The amended proof of claim is to be filed on or before 20 days after the date on which this memorandum of opinion is entered. The debtor shall then have 20 days after the amended proof of claim is filed to object to it, if grounds for such objection exist.

A separate order will be entered reflecting this opinion.

NOTES

[1] See, for example, In re Parrish, 326 B.R. 708 (Bankr.N.D.Ohio 2005).

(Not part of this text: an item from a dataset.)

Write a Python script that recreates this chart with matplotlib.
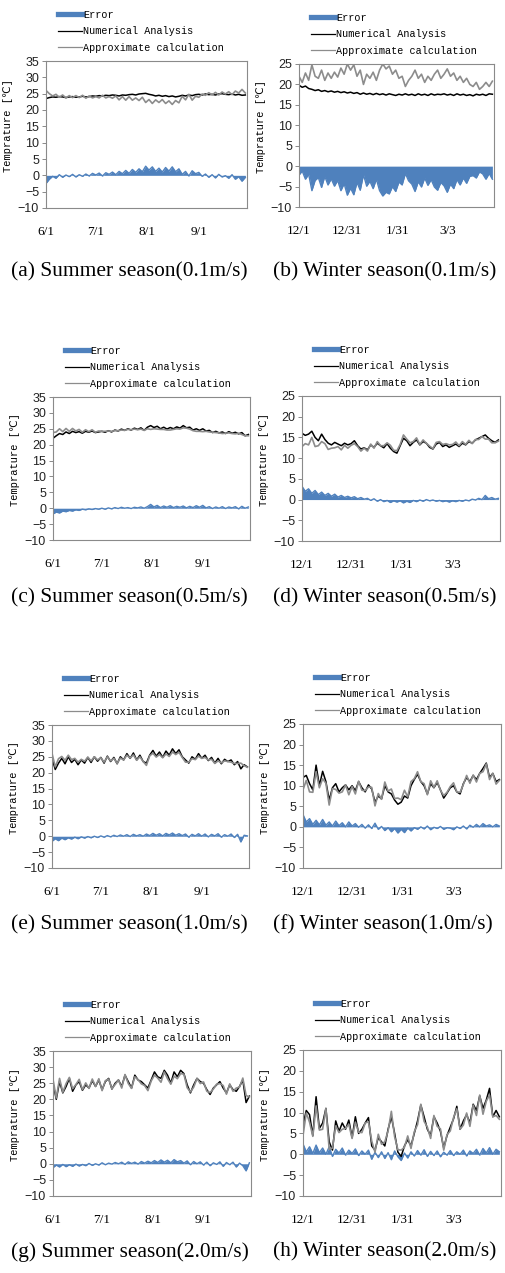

[2] See, for example, debtor's exhibit 30. Among other problems, the documents use codes that are not defined, do not identify the source of payments, do not explain certain debits that are listed under broad categories, and do not explain why funds are put in and taken out of suspense accounts.

[3] Debtor's exh. 41.

[4] Note ¶ 7(A).

[5] Paragraph 1 is titled "Payment of Principal and Interest; Prepayment and Late Charges." Paragraph 2 is titled "Funds for Taxes and Insurance."

[6] Mortgage ¶ 3.

[7] Mortgage ¶ 7 (emphasis added).

[8] Mortgage ¶ 14.

[9] Debtor's exh. 41.

[10] Even if these charges are potentially collectible, Aurora did not prove that the contract entitled it to impose the charges and did not provide evidence that the expenses were incurred or that incurred expenses were reasonable. Moreover, this court has held that Ohio law prohibits a creditor from collecting prepetition attorney fees from a borrower under these circumstances. See In re Lake, 245 B.R. 282 (Bankr.N.D.Ohio 2000). In the face of this long-standing ruling, Aurora nevertheless included these amounts in its proof of claim. Aurora states in its brief that it is aware that "this Court may frown upon the inclusion of such fees in a proof of claim[.]" Docket 39, Amended Brief at n. 4. A court holding such fees are not recoverable goes a bit beyond the court "frowning" on a practice and Aurora would be well-advised to consider this in the future. This court has said before, if a party disagrees with a ruling it is always free to appeal it. What it is not free to do is ignore it. See FED. R. BANKR. P. 9011(b).